A significant number of Nigerian migrants who have been repatriated from Libya after failed attempts to cross the sea to Europe are currently receiving training to readjust psychologically, socially and economically back into Nigerian society.

Having gone through various harrowing experiences in the desert, Libya and various other countries, there is need for them to recover, readapt and become equipped to play active roles in the Nigerian economy.

In Libya, many migrants were criticised for being involved in the arms or drug trades, robbery and sex work. Some returnees were allegedly used as slaves before they were brought back to Nigeria.

The difficult experiences of these returnees are not written on their faces, and that is why the training is so urgent. It is hoped that after the process, returnees will begin to see themselves as agents of change.
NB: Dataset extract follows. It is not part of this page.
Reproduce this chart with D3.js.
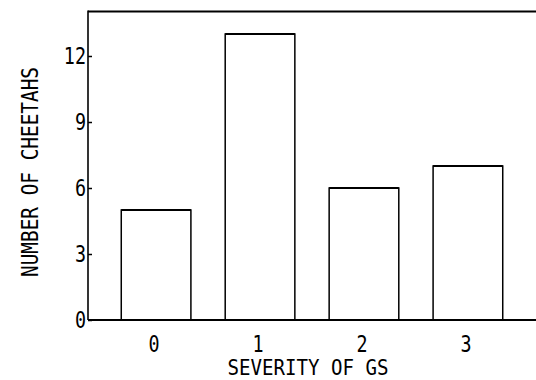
<!DOCTYPE html>
<html>
<head>
<meta charset="utf-8">
<script src="https://cdn.jsdelivr.net/npm/d3@7"></script>
<style>
  html, body { margin: 0; padding: 0; background: #fff; }
  svg { display: block; }
  text { font-family: "DejaVu Sans Mono", monospace; fill: #000; }
</style>
</head>
<body>
<script>
// Number of cheetahs by severity grade of GS
const categories = ["0", "1", "2", "3"];
const counts = [5, 13, 6, 7];
const yTicks = [0, 3, 6, 9, 12];
const xTitle = "SEVERITY OF GS";
const yTitle = "NUMBER OF CHEETAHS";

const W = 536, H = 380;
const plotLeft = 88, plotRight = 536, plotTop = 12, plotBottom = 320;
const fontSize = 23, squeeze = 0.8;

const svg = d3.select("body").append("svg").attr("width", W).attr("height", H);

const x = d3.scaleBand().domain(categories).range([plotLeft, plotRight])
  .paddingInner(0.33).paddingOuter(0.32);
const y = d3.scaleLinear().domain([0, 14]).range([plotBottom, plotTop]);

// bars
const bars = svg.append("g");
bars.selectAll("rect").data(categories).join("rect")
  .attr("x", d => x(d))
  .attr("y", (d, i) => y(counts[i]))
  .attr("width", x.bandwidth())
  .attr("height", (d, i) => y(0) - y(counts[i]))
  .attr("fill", "none").attr("stroke", "#000").attr("stroke-width", 1.5);
bars.selectAll("line").data(categories).join("line")
  .attr("x1", d => x(d)).attr("x2", d => x(d) + x.bandwidth())
  .attr("y1", (d, i) => y(counts[i])).attr("y2", (d, i) => y(counts[i]))
  .attr("stroke", "#000").attr("stroke-width", 2.2);

// frame: top rule and baseline
svg.append("line").attr("x1", plotLeft).attr("x2", plotRight)
  .attr("y1", plotTop - 0.5).attr("y2", plotTop - 0.5)
  .attr("stroke", "#000").attr("stroke-width", 2);
svg.append("line").attr("x1", plotLeft).attr("x2", plotRight)
  .attr("y1", plotBottom).attr("y2", plotBottom)
  .attr("stroke", "#000").attr("stroke-width", 2);

// y axis with inward ticks
const yAxis = d3.axisRight(y).tickValues(yTicks).tickSize(4).tickFormat("");
const ya = svg.append("g").attr("transform", `translate(${plotLeft},0)`).call(yAxis);
ya.select(".domain").attr("stroke-width", 1.6).attr("d", `M0,${plotTop - 1.5}V${plotBottom}`);
ya.selectAll(".tick line").attr("stroke-width", 1.5);
const lx = plotLeft - 2;
svg.append("g").selectAll("text").data(yTicks).join("text")
  .attr("x", lx).attr("y", d => y(d)).attr("dy", "0.36em")
  .attr("text-anchor", "end").attr("font-size", fontSize)
  .attr("transform", `translate(${lx},0) scale(${squeeze},1) translate(${-lx},0)`)
  .text(d => d);

// x category labels
svg.append("g").selectAll("text").data(categories).join("text")
  .attr("transform", d => `translate(${x(d) + x.bandwidth() / 2 - 2},352) scale(${squeeze},1)`)
  .attr("text-anchor", "middle").attr("font-size", fontSize)
  .text(d => d);

// axis titles
svg.append("text").attr("x", 308).attr("y", 375)
  .attr("text-anchor", "middle").attr("font-size", 21)
  .attr("textLength", 161).attr("lengthAdjust", "spacingAndGlyphs")
  .text(xTitle);
svg.append("text").attr("transform", "translate(38,172) rotate(-90)")
  .attr("text-anchor", "middle").attr("font-size", fontSize)
  .attr("textLength", 210).attr("lengthAdjust", "spacingAndGlyphs")
  .text(yTitle);
</script>
</body>
</html>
The training will also seek to discourage further irregular migration.

According to Osita Osemene, the lead trainer at the ongoing reintegration training programme for Nigerian returned migrants, over 700 returnees have benefitted from the training so far.

The programme is jointly sponsored by the European Union and the International Organization for Migration (IOM) Initiative on Migrants’ Protection and is coordinated and monitored by the Federal Government of Nigeria, under the National Commission for Refugees, Migrants and Internally Displaced Persons.

The main purpose of the training, according to Osemene, is to refocus the mindset of the returnees to enable them to reintegrate into society and be able to fully benefit from the process. This eventually provides those who have successfully completed the training with means to build or re-build their livelihoods.

According to Osemene, those who have successfully completed the training programme are profiled according to potential career options and grouped before they are finally settled. The lead trainer stated, “We are still having difficulties in ensuring that greater numbers of trained migrants get access to the support, he said. “They are put into various groups of businesses that they have identified to get involved in, such as welding, hairdressing, furniture making, fish farming, and buying and selling among others.”

Osemene went on to explain that about three to five people are put in one group and once they are able to provide documents like a utility bill, national identity cards, shops or empty land, as well as the invoice from the suppliers of the materials they want to use for the business, then IOM releases the money to the supplier, who in turn supplies the materials to them.

Returnees are monitored by the funding agencies through the Federal Government of Nigeria’s National Commission for Refugees, Migrants and Internally Displaced Persons to ensure that whatever venture the returnees choose to explore is sustained.